**What you should do**
Go through the records below from the first line and print each one exactly, stopping after the line that contains "from matplotlib.patches import Rectangle". Do not print pictures or anything past that line.

____ Information shown

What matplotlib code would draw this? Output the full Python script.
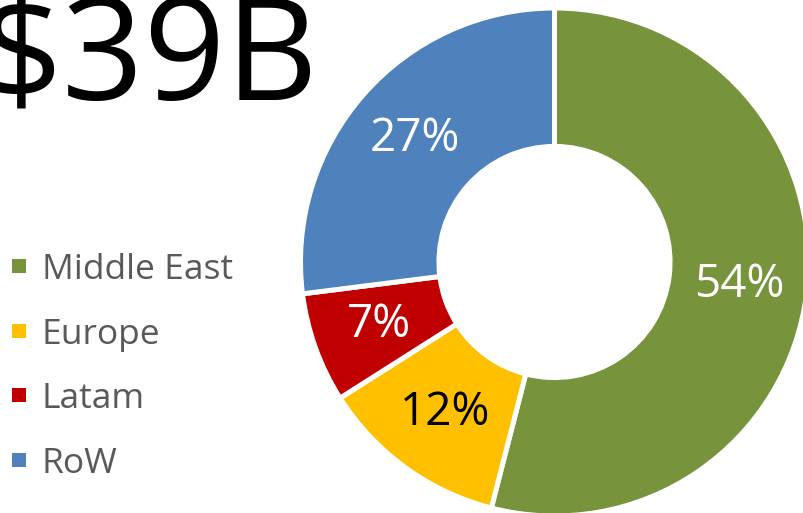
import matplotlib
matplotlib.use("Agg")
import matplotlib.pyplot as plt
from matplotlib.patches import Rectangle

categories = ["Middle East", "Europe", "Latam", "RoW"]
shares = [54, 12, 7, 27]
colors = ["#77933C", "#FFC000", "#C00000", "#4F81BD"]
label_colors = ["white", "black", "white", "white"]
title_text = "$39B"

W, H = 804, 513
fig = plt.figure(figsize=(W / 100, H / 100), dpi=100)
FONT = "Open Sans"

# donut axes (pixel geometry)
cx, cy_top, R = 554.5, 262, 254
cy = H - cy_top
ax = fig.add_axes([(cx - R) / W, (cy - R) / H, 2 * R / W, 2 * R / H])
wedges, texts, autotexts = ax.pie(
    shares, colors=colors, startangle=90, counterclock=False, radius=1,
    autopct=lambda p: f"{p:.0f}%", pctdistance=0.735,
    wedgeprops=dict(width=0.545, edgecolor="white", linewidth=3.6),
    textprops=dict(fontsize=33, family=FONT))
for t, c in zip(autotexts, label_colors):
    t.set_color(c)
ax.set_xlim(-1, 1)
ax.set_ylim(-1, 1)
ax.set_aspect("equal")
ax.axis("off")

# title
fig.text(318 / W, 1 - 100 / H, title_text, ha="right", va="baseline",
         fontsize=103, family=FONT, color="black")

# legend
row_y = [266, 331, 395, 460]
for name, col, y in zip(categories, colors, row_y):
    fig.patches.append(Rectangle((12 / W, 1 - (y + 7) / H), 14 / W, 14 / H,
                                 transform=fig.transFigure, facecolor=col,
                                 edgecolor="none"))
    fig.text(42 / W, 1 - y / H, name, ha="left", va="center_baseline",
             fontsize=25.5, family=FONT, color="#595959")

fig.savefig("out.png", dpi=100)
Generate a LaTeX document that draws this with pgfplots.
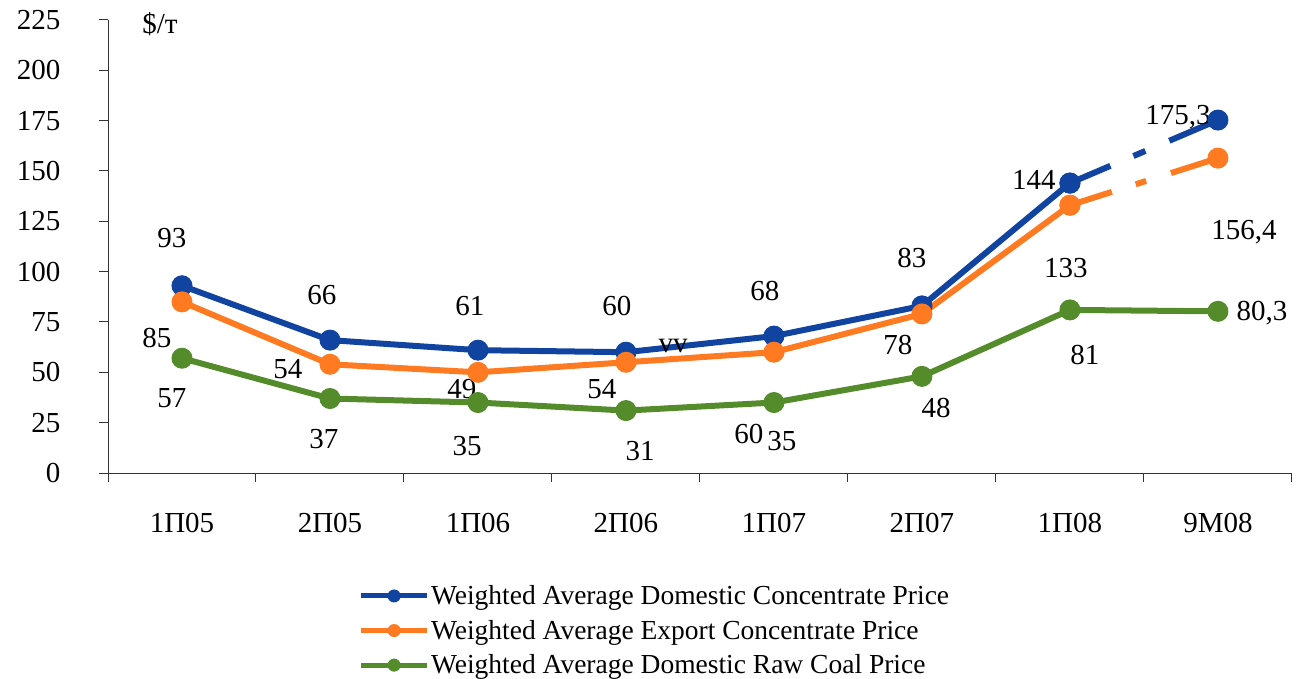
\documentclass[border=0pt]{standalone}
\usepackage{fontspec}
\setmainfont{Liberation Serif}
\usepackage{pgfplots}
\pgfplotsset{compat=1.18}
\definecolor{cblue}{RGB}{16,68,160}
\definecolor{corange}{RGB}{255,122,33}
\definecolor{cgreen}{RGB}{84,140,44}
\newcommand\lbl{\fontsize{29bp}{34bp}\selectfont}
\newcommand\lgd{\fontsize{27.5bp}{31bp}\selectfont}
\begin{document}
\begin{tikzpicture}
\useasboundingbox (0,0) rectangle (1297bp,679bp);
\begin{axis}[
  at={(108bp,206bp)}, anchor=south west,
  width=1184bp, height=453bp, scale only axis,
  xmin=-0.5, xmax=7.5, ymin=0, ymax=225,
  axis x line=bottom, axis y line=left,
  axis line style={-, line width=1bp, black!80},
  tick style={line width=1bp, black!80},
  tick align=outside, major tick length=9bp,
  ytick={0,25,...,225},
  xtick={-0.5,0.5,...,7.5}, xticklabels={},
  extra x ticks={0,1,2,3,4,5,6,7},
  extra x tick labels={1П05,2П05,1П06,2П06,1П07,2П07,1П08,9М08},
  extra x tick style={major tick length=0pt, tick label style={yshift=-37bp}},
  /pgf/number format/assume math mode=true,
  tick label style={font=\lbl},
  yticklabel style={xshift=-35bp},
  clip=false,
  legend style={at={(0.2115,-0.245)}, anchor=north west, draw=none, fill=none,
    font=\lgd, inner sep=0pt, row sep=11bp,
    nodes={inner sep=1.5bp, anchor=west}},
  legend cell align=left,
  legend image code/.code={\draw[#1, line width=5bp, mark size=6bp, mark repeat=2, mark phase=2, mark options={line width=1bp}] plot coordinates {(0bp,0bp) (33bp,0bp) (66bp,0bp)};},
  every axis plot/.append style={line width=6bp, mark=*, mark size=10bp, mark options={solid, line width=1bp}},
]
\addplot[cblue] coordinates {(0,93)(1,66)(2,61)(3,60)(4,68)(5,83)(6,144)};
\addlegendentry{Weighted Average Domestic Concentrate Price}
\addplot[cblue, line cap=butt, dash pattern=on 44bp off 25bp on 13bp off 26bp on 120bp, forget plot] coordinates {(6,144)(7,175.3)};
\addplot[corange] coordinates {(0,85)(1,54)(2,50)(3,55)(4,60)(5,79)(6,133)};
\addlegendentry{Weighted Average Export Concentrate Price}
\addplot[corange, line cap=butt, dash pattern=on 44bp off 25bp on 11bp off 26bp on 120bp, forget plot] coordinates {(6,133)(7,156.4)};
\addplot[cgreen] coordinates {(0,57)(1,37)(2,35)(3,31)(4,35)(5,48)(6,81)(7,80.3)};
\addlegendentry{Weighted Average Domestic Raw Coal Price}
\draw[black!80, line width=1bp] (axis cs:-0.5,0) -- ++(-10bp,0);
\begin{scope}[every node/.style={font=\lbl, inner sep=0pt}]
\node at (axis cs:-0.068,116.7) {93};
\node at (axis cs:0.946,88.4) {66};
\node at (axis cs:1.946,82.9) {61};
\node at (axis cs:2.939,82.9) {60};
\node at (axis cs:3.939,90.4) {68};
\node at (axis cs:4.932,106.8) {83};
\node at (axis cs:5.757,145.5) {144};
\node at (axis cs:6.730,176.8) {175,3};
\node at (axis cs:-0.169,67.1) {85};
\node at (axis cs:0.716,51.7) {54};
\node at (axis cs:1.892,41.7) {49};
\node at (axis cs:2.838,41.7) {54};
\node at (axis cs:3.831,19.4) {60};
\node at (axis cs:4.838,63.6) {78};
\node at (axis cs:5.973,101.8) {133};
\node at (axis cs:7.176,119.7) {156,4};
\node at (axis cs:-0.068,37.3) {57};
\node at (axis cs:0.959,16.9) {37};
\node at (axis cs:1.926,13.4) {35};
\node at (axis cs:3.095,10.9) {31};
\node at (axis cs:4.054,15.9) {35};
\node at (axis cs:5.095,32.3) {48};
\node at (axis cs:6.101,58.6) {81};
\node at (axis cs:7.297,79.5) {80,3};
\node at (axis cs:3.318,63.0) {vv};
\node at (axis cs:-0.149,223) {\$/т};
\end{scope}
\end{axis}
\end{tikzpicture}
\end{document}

________

**Solution for this problem**
What matplotlib code would draw this? Output the full Python script.
import matplotlib
matplotlib.use("Agg")
import matplotlib.pyplot as plt
from matplotlib.patches import Rectangle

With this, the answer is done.